Les séjours du corps

par Colette Garraud

 

L’homme et le monde

La série des Métamorphoses vient conclure près de vingt années d’une œuvre dont les chapitres composent une saga de la matière. C’est une somme qui englobe le monde et les choses, comme autrefois l’iconographie des grands jardins où l’homme vient prendre sa juste place, microcosme dans le macrocosme. On y retrouve déclinées les figures de l’enfouissement, aux postures parfois énigmatiques semblables à quelque grand papillon ensablé, l’univers aquatique et minéral désormais familier et les vastes paysages montagneux auxquels s’ajoute, on l’a vu, l’horizon marin. Les mouvements très élaborés viennent des positions du yoga traditionnellement associées à chacun des quatre éléments. Lorsque le corps se retire, un parterre de végétaux ou des constructions de neige font écho à ses contours et redessinent ses élans. Les enceintes de pierres délimitent un feu d’herbes et de légères structures métalliques (unique utilisation d’un matériau étranger au milieu naturel) se dressent sur le ciel sans nuages, au-dessus d’un horizon brumeux et de la mer indistincte. Diaphragmes traversés de lumière, elles célèbrent l’air et terminent l’évocation des éléments.
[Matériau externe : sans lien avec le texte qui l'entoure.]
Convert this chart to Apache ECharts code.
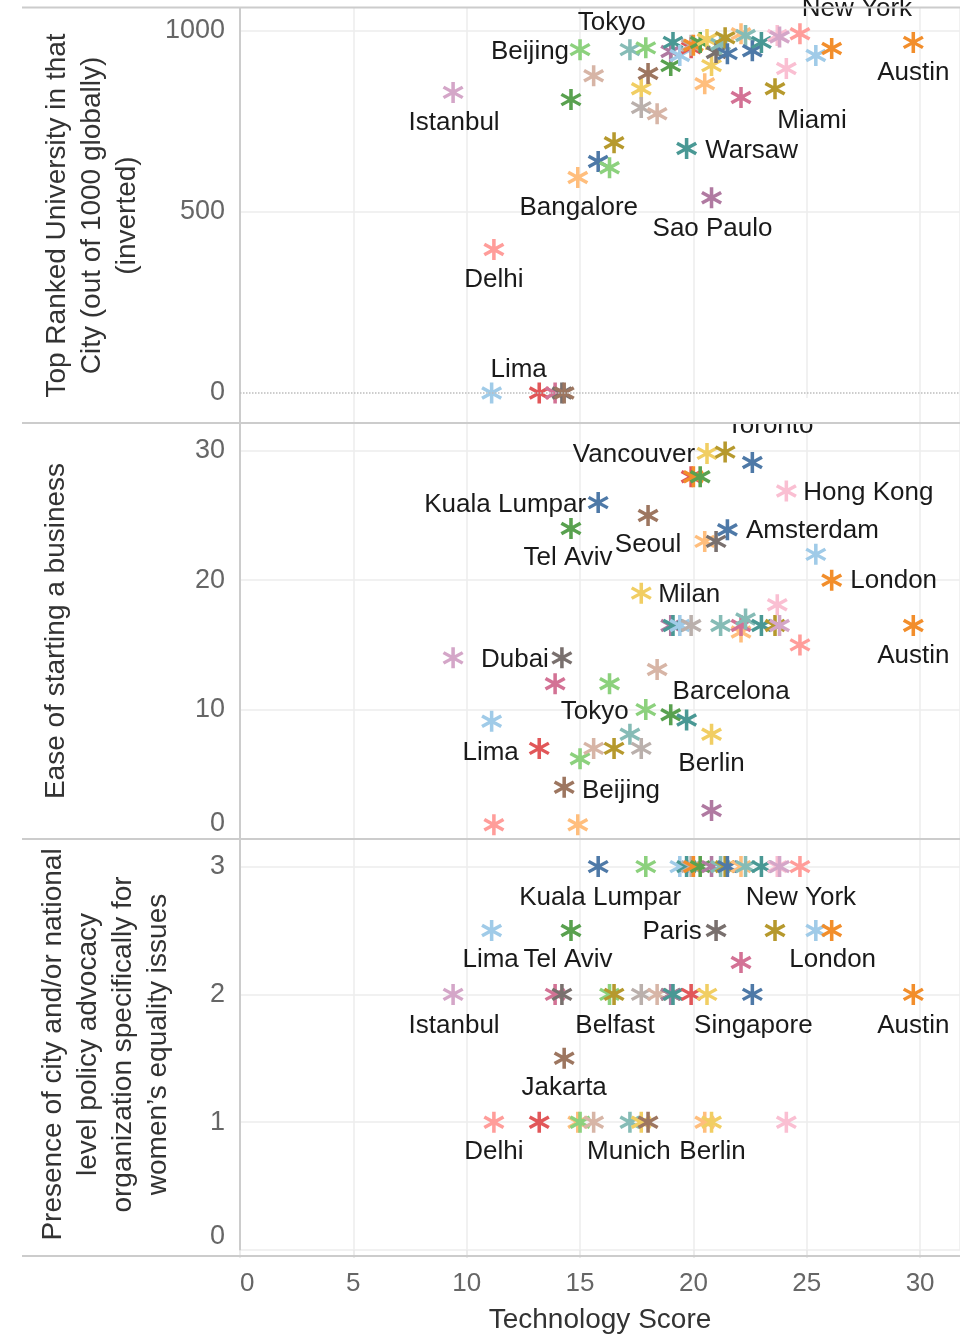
<!DOCTYPE html>
<html>
<head>
<meta charset="utf-8">
<script src="https://cdn.jsdelivr.net/npm/echarts@6/dist/echarts.min.js"></script>
<style>
html,body{margin:0;padding:0;background:#fff}
#main{width:960px;height:1335px}
</style>
</head>
<body>
<div id="main"></div>
<script>
// cities, in order of technology score (unlabelled ones have no name in the picture)
var cities = ['Istanbul','Delhi','Lima','u3','u4','Dubai','Jakarta','Tel Aviv','Bangalore','Beijing',
  'u10','Kuala Lumpar','u12','Belfast','Munich','Milan','u16','Tokyo','Seoul','Barcelona',
  'u20','u21','u22','u23','Warsaw','u25','u26','u27','u28','u29',
  'Vancouver','Sao Paulo','Berlin','Paris','u34','Toronto','Amsterdam','u37','u38','u39',
  'Singapore','u41','Miami','u43','u44','Hong Kong','New York','u47','London','Austin'];
var techScore = [9.4,11.2,11.1,13.2,13.9,14.2,14.3,14.6,14.9,15.0,
  15.6,15.8,16.3,16.5,17.2,17.7,17.7,17.9,18.0,18.4,
  19.0,19.0,19.1,19.4,19.7,19.9,19.9,20.0,20.3,20.5,
  20.6,20.8,20.8,21.0,21.2,21.4,21.5,22.1,22.1,22.3,
  22.6,23.0,23.6,23.7,23.8,24.1,24.7,25.4,26.1,29.7];
var topUniversity = [830,396,0,0,0,0,0,810,595,948,
  876,639,622,691,948,840,788,953,882,771,
  904,943,968,932,675,953,960,960,968,854,
  976,539,904,940,963,981,937,992,816,987,
  945,968,840,987,983,896,992,932,951,968];
var easeOfBusiness = [14,1.1,9.1,7,12,14,4,24,1.1,6.2,
  7,26,12,7,8.1,19,7,10,25,13.1,
  9.6,16.5,16.5,16.5,9.2,28,16.5,28,28,23,
  29.8,2.2,8.1,23,16.5,29.9,23.9,16,16.5,17,
  29.1,16.5,16.5,18.1,16.5,26.9,15,22,20,16.5];
var advocacyOrg = [2,1,2.5,1,2,2,1.5,2.5,1,1,
  1,3,2,2,1,1,2,3,1,2,
  2,2,2,3,3,2,3,3,3,1,
  2,3,1,2.5,3,3,3,3,2.25,3,
  2,3,2.5,3,3,1,3,2.5,2.5,2];
var cityHue = ['lightPurple','salmon','lightBlue','red','pink','gray','brown','green','lightOrange','lightGreen',
  'lightBrown','blue','lightGreen','olive','lightTeal','yellow','lightGray','lightGreen','brown','lightBrown',
  'green','purple','teal','lightBlue','teal','red','lightGray','orange','green','lightOrange',
  'yellow','purple','yellow','gray','lightTeal','olive','blue','lightOrange','pink','lightTeal',
  'blue','teal','olive','lightPink','lightPurple','lightPink','salmon','lightBlue','orange','orange'];
var xTicks = [0,5,10,15,20,25,30];
var uniTicks = [0,500,1000];

var palette = {
  blue:'#4E79A7', lightBlue:'#A0CBE8', orange:'#F28E2B', lightOrange:'#FFBE7D',
  green:'#59A14F', lightGreen:'#8CD17D', olive:'#B6992D', yellow:'#F1CE63',
  teal:'#499894', lightTeal:'#86BCB6', red:'#E15759', salmon:'#FF9D9A',
  gray:'#79706E', lightGray:'#BAB0AC', pink:'#D37295', lightPink:'#FABFD2',
  purple:'#B07AA1', lightPurple:'#D4A6C8', brown:'#9D7660', lightBrown:'#D7B5A6'
};

// where each label sits relative to its point, per panel
var labelsTop = {'Tokyo':[-34,-25],'Beijing':[-50,2],'Istanbul':[1,30],'Bangalore':[1,30],'Delhi':[0,30],
  'Lima':[27,-23],'Warsaw':[65,2],'Sao Paulo':[1,31],'Miami':[37,32],'Austin':[0,30],'New York':[57,-25]};
var labelsMid = {'Toronto':[45,-26],'Vancouver':[-73,1],'Kuala Lumpar':[-93,2],'Seoul':[0,29],'Tel Aviv':[-3,29],
  'Hong Kong':[82,2],'Amsterdam':[85,1],'London':[62,1],'Milan':[48,2],'Austin':[0,30],'Dubai':[-47,2],
  'Barcelona':[74,22],'Tokyo':[-51,2],'Lima':[-1,32],'Berlin':[0,30],'Beijing':[41,32]};
var labelsBot = {'Kuala Lumpar':[2,31],'New York':[1,31],'Paris':[-44,1],'Lima':[-1,29],'Tel Aviv':[-3,29],
  'London':[1,29],'Istanbul':[1,31],'Belfast':[1,31],'Singapore':[1,31],'Austin':[0,31],'Jakarta':[0,30],
  'Delhi':[0,30],'Munich':[-1,30],'Berlin':[1,30]};

var FONT = "'Liberation Sans', Arial, sans-serif";
var star = 'path://M42,0H58V100H42Z M89.3,18.1L97.3,31.9L10.7,81.9L2.7,68.1Z M10.7,18.1L97.3,68.1L89.3,81.9L2.7,31.9Z';

function panelData(values, labels) {
  return cities.map(function (name, i) {
    var item = {name: name, value: [techScore[i], values[i]],
      itemStyle: {color: palette[cityHue[i]], opacity: 1}};
    if (labels[name]) {
      item.label = {show: true, formatter: '{b}', position: ['50%', '50%'], align: 'center',
        verticalAlign: 'middle', offset: labels[name], color: '#1a1a1a', fontSize: 26,
        fontFamily: FONT, textBorderWidth: 0};
    }
    return item;
  });
}
function plain(v) { return String(v); }

var gridLine = {show: true, lineStyle: {color: '#ececec', width: 1.5}};
function xAxisFor(idx, bottom) {
  return {
    gridIndex: idx, type: 'value', min: 0, max: 31.76, interval: 5,
    axisLine: {show: false},
    axisTick: {show: bottom, length: 8, lineStyle: {color: '#e6e6e6', width: 1.5}},
    axisLabel: {show: bottom, fontSize: 26, color: '#666', margin: 21, fontFamily: FONT,
      showMaxLabel: false, alignMinLabel: 'left', formatter: plain},
    splitLine: gridLine,
    name: bottom ? 'Technology Score' : '', nameLocation: 'middle', nameGap: 56,
    nameTextStyle: {fontSize: 28, color: '#333', fontFamily: FONT}
  };
}
var yCommon = {
  type: 'value', nameLocation: 'middle', nameRotate: 90,
  nameTextStyle: {fontSize: 28, color: '#333', lineHeight: 35, fontFamily: FONT, align: 'center'},
  axisLine: {show: true, lineStyle: {color: '#cccccc', width: 2}},
  axisTick: {show: false},
  splitLine: gridLine
};
function yAxisFor(extra) {
  var o = {};
  for (var k in yCommon) o[k] = yCommon[k];
  for (var e in extra) o[e] = extra[e];
  return o;
}

var chart = echarts.init(document.getElementById('main'));
chart.setOption({
  animation: false,
  backgroundColor: '#fff',
  textStyle: {fontFamily: FONT},
  grid: [
    {left: 240, right: 0, top: 8, height: 415},
    {left: 240, right: 0, top: 423, height: 416},
    {left: 240, right: 0, top: 839, height: 417}
  ],
  xAxis: [xAxisFor(0, false), xAxisFor(1, false), xAxisFor(2, true)],
  yAxis: [
    yAxisFor({gridIndex: 0, min: -83, max: 1063,
      name: 'Top Ranked University in that\nCity (out of 1000 globally)\n(inverted)', nameGap: 95,
      axisTick: {show: false, customValues: uniTicks.slice(1)},
      axisLabel: {customValues: uniTicks, fontSize: 27, color: '#666', margin: 15, fontFamily: FONT,
        formatter: plain}}),
    yAxisFor({gridIndex: 1, min: 0, max: 32.15, interval: 10,
      name: 'Ease of starting a business', nameGap: 166,
      axisLabel: {fontSize: 27, color: '#666', margin: 15, fontFamily: FONT, showMaxLabel: false,
        verticalAlignMinLabel: 'bottom', padding: [0, 0, 2, 0], formatter: plain}}),
    yAxisFor({gridIndex: 2, min: 0, max: 3.216, interval: 1,
      name: 'Presence of city and/or national\nlevel policy advocacy\norganization specifically for\nwomen\u2019s equality issues',
      nameGap: 64,
      axisLabel: {fontSize: 27, color: '#666', margin: 15, fontFamily: FONT, showMaxLabel: false,
        verticalAlignMinLabel: 'bottom', padding: [0, 0, 0, 0], formatter: plain}})
  ],
  series: [
    {type: 'scatter', xAxisIndex: 0, yAxisIndex: 0, symbol: star, symbolSize: 21,
      data: panelData(topUniversity, labelsTop),
      markLine: {silent: true, symbol: 'none', label: {show: false},
        lineStyle: {type: 'dotted', color: '#bdbdbd', width: 1.5}, data: [{yAxis: 0}]}},
    {type: 'scatter', xAxisIndex: 1, yAxisIndex: 1, symbol: star, symbolSize: 21,
      data: panelData(easeOfBusiness, labelsMid)},
    {type: 'scatter', xAxisIndex: 2, yAxisIndex: 2, symbol: star, symbolSize: 21,
      data: panelData(advocacyOrg, labelsBot)}
  ],
  graphic: [
    // hide the part of the Toronto label that spills above its panel
    {type: 'rect', z: 50, shape: {x: 700, y: 398, width: 140, height: 24}, style: {fill: '#fff'}},
    {type: 'line', z: 60, shape: {x1: 22, y1: 7.5, x2: 960, y2: 7.5}, style: {stroke: '#cccccc', lineWidth: 2}},
    {type: 'line', z: 60, shape: {x1: 22, y1: 423, x2: 960, y2: 423}, style: {stroke: '#cccccc', lineWidth: 2}},
    {type: 'line', z: 60, shape: {x1: 22, y1: 839, x2: 960, y2: 839}, style: {stroke: '#cccccc', lineWidth: 2}},
    {type: 'line', z: 60, shape: {x1: 22, y1: 1256, x2: 960, y2: 1256}, style: {stroke: '#cccccc', lineWidth: 2}}
  ]
});
</script>
</body>
</html>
Dans cet élargissement soudain de leur vocabulaire, comme pour embrasser la totalité, Minot et Gormezano croisent d’autres artistes : on songe aux Silueta d’Ana Mendieta, aux Sculptures-Fictions de François Méchain et, dans les correspondances entre les structures du premier plan et les échancrures des falaises lointaines, à ces rimes plastiques auxquelles s’adonnaient naguère Barbara et Michael Leisgen.
Au terme d’un périple qui, pour les deux artistes, se conclut avec la présente exposition, leur travail les conduisant désormais ailleurs, cette œuvre si longtemps adonnée à la densité charnelle et à l’opacité de la matière, et cultivant parfois l’excès, s’achève, pour le moment, dans l’éloge du vide.